At the same time, this interesting article from another Jennifer, Hernandez of the Breakthrough Institute, touches on impacts of such policies on energy workers who happen to be people of color.
But unaffordable utility bills are only half the story. California climate policies also require the elimination of hundreds of thousands of conventional energy jobs, and will adversely affect millions of other jobs in energy-dependent and related industries. These sectors provide stable, higher-paying employment for less educated residents, the majority of whom are workers of color and recent immigrants. In 2019, 29 percent of all new immigrants had not graduated from high school.A further 20 percent finished high school but did not attend college. As better-paying blue collar work has evaporated, most have ended up in the state’s lowest-paying jobs — that massive cohort of nearly 40 percent of Californians who cannot afford to pay routine monthly expenses.

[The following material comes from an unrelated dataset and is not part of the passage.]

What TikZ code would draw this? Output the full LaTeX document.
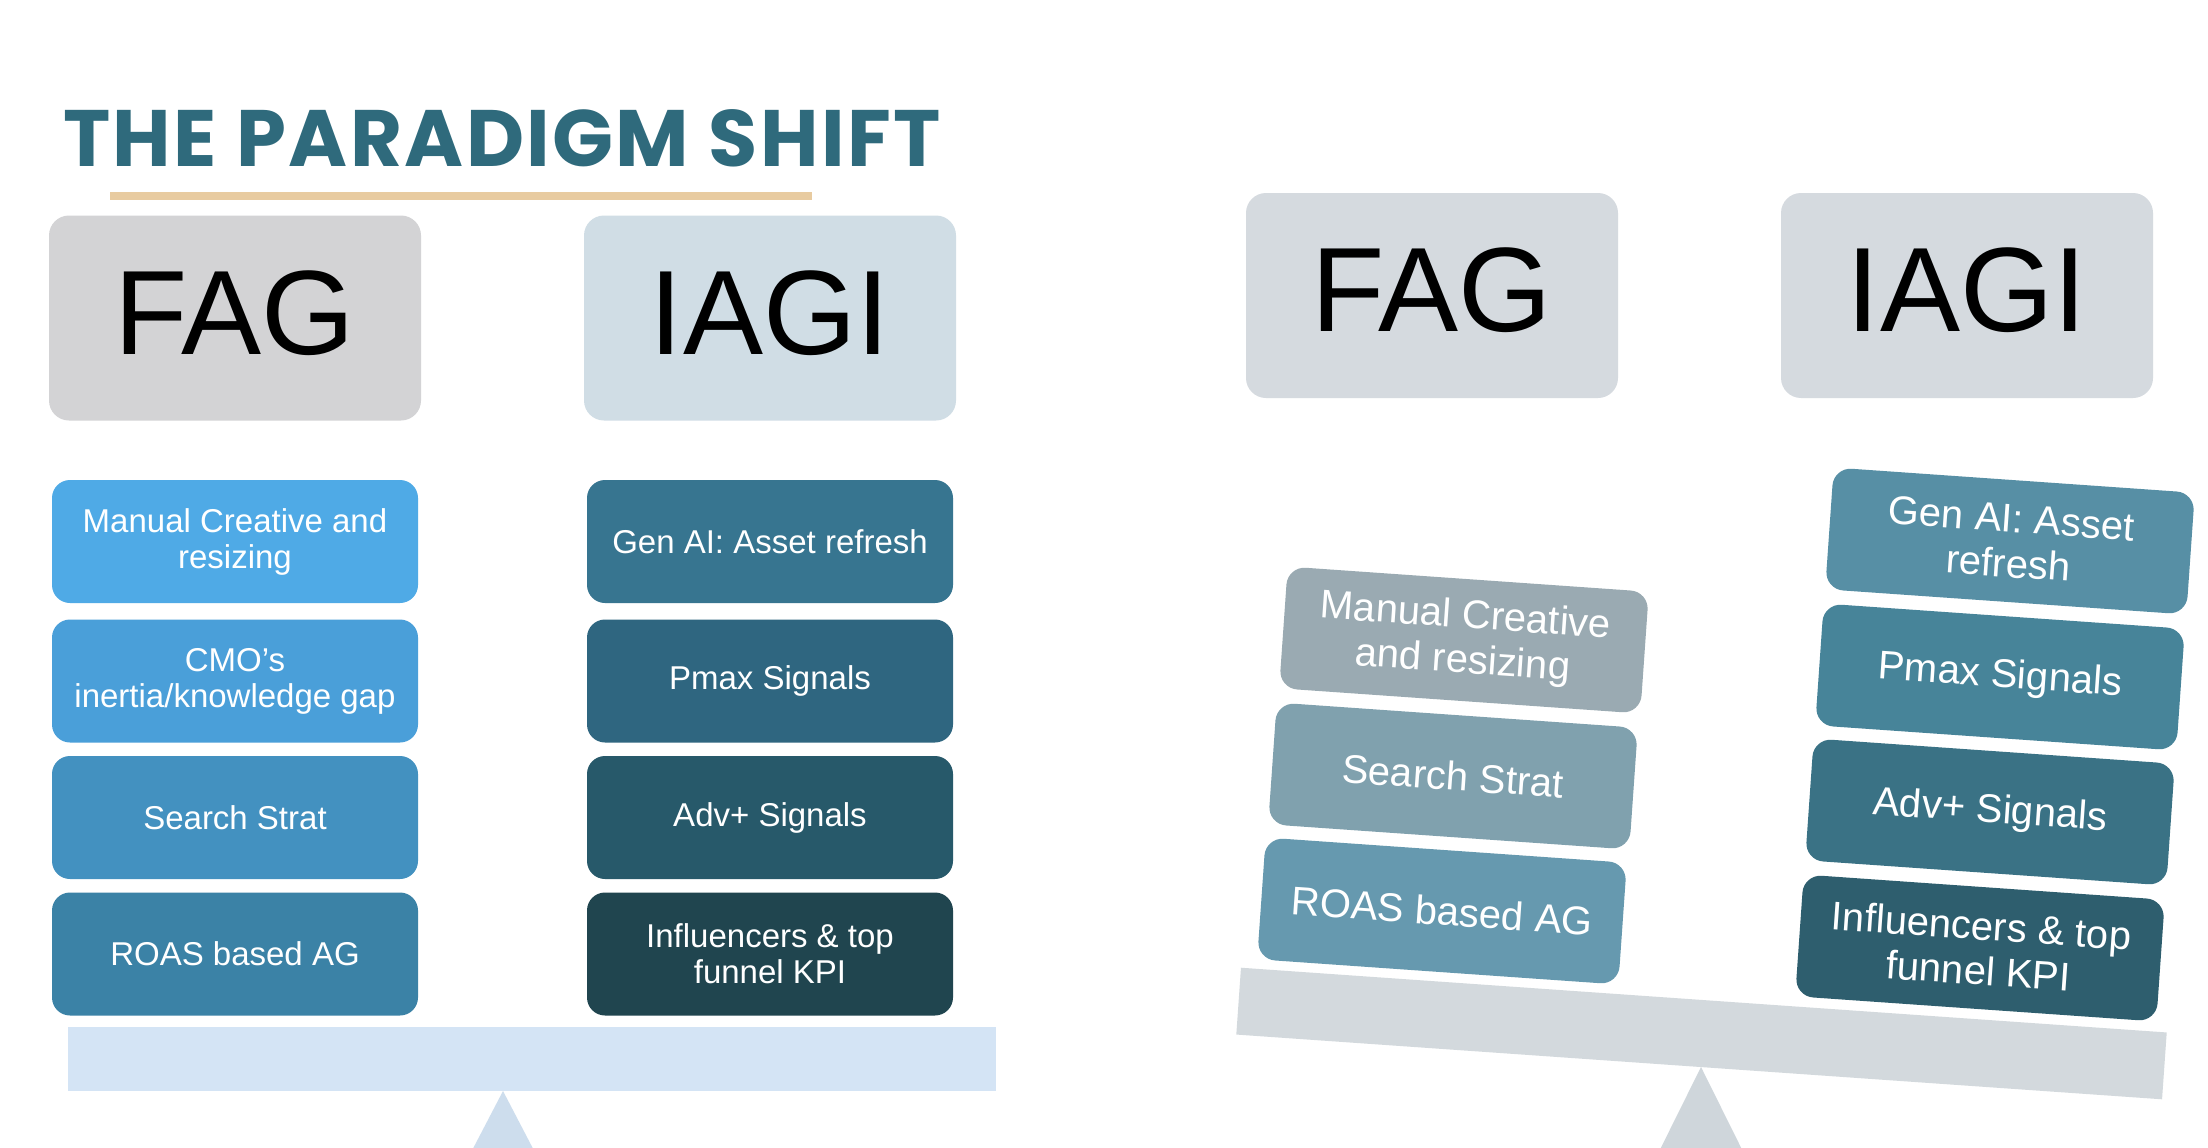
\documentclass[tikz,border=0pt]{standalone}
\usepackage{fontspec}
\setmainfont{Liberation Sans}
\newfontfamily\titlefont{Poppins}[LetterSpace=3]
\definecolor{titlecol}{HTML}{2F6A7C}
\definecolor{goldcol}{HTML}{E8CBA0}
\definecolor{hdrgrey}{HTML}{D3D3D5}
\definecolor{hdrblue}{HTML}{D0DDE5}
\definecolor{hdrright}{HTML}{D5DADF}
\definecolor{lA}{HTML}{4FAAE6}
\definecolor{lB}{HTML}{4A9FD9}
\definecolor{lC}{HTML}{4391C0}
\definecolor{lD}{HTML}{3B82A6}
\definecolor{lE}{HTML}{377590}
\definecolor{lF}{HTML}{2F6680}
\definecolor{lG}{HTML}{27596A}
\definecolor{lH}{HTML}{20454F}
\definecolor{rA}{HTML}{9AAAB2}
\definecolor{rB}{HTML}{80A1AE}
\definecolor{rC}{HTML}{6699AF}
\definecolor{rD}{HTML}{578FA5}
\definecolor{rE}{HTML}{478499}
\definecolor{rF}{HTML}{3A7285}
\definecolor{rG}{HTML}{2E5E6E}
\definecolor{beamLcol}{HTML}{D4E4F5}
\definecolor{fulLcol}{HTML}{CDDDED}
\definecolor{beamRcol}{HTML}{D3D9DD}
\definecolor{fulRcol}{HTML}{CFD6DB}
\begin{document}
\begin{tikzpicture}[x=1pt,y=-1pt,
  hdrbox/.style={rounded corners=20pt, minimum width=372pt, minimum height=205pt,
    inner sep=0pt, text=black, text height=83pt, text depth=11pt,
    font=\fontsize{120}{120}\selectfont},
  itembox/.style={rounded corners=18pt, minimum width=366pt, minimum height=123pt,
    inner sep=0pt, align=center, text=white, font=\fontsize{33}{36}\selectfont},
  titemi/.style={rounded corners=18pt, minimum width=362pt, minimum height=122pt,
    inner sep=0pt, align=center, text=white, rotate=-4,
    font=\fontsize{40}{45}\selectfont}
]
\useasboundingbox (0,0) rectangle (2208,1148);
\clip (0,0) rectangle (2208,1148);
\fill[white] (0,0) rectangle (2208,1148);

% ---------- left panel ----------
\node[anchor=base west, inner sep=0pt, text=titlecol,
  font=\titlefont\bfseries\fontsize{80}{80}\selectfont] (title) at (63,166) {THE PARADIGM SHIFT};
\node[fill=goldcol, minimum width=702pt, minimum height=8pt, inner sep=0pt] (rule) at (461,196) {};

\node[hdrbox, fill=hdrgrey] (fagL) at (235,318) {FAG};
\node[hdrbox, fill=hdrblue] (iagiL) at (770,318) {IAGI};

\node[itembox, fill=lA] (l1) at (235,541.5) {Manual Creative and\\resizing};
\node[itembox, fill=lB] (l2) at (235,681) {CMO’s\\inertia/knowledge gap};
\node[itembox, fill=lC] (l3) at (235,817.5) {Search Strat};
\node[itembox, fill=lD] (l4) at (235,954) {ROAS based AG};

\node[itembox, fill=lE] (r1) at (770,541.5) {Gen AI: Asset refresh};
\node[itembox, fill=lF] (r2) at (770,681) {Pmax Signals};
\node[itembox, fill=lG] (r3) at (770,817.5) {Adv+ Signals};
\node[itembox, fill=lH] (r4) at (770,954) {Influencers \& top\\funnel KPI};

\fill[fulLcol] (503,1091) -- (441,1210) -- (565,1210) -- cycle;
\node[fill=beamLcol, minimum width=928pt, minimum height=64pt, inner sep=0pt] (beamL) at (531.5,1058.5) {};

% ---------- right panel ----------
\node[hdrbox, fill=hdrright] (fagR) at (1432,295.5) {FAG};
\node[hdrbox, fill=hdrright] (iagiR) at (1967,295.5) {IAGI};

\fill[fulRcol] (1701,1067) -- (1630,1210) -- (1772,1210) -- cycle;
\node[fill=beamRcol, minimum width=928pt, minimum height=67pt, inner sep=0pt, rotate=-4] (beamR) at (1701.5,1033.5) {};

\node[titemi, fill=rA] (tl1) at (1464,640) {Manual Creative\\and resizing};
\node[titemi, fill=rB] (tl2) at (1453,776) {Search Strat};
\node[titemi, fill=rC] (tl3) at (1442,911) {ROAS based AG};

\node[titemi, fill=rD] (tr1) at (2010,541) {Gen AI: Asset\\refresh};
\node[titemi, fill=rE] (tr2) at (2000,677) {Pmax Signals};
\node[titemi, fill=rF] (tr3) at (1990,812) {Adv+ Signals};
\node[titemi, fill=rG] (tr4) at (1980,948) {Influencers \& top\\funnel KPI};
\end{tikzpicture}
\end{document}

An analysis of 2017 data by the Los Angeles County Economic Development Corporation (LAEDC) found that “across all levels of education, earnings are higher in oil and gas industries compared to the all industry average.”The energy sector provides over 152,100 direct and 213,860 indirect and induced jobs in California that pay higher wages and benefits for individuals with lower levels of education. This workforce is ethnically and racially diverse, and about 63 percent of all employees have less than a bachelor’s degree.
LAEDC also showed that another 3.9 million California jobs (16.5 percent of total state employment) rely on purchases from or use products sold by state energy producers, including chemical, machinery, and metal products manufacturing, wholesale trade, utilities, and transportation, as well as professional, scientific, and technical services.Most of these sectors also provide higher-paying jobs for workers of color, often in more affordable areas of the state. These jobs are also at risk from the forced elimination of the in-state energy sector.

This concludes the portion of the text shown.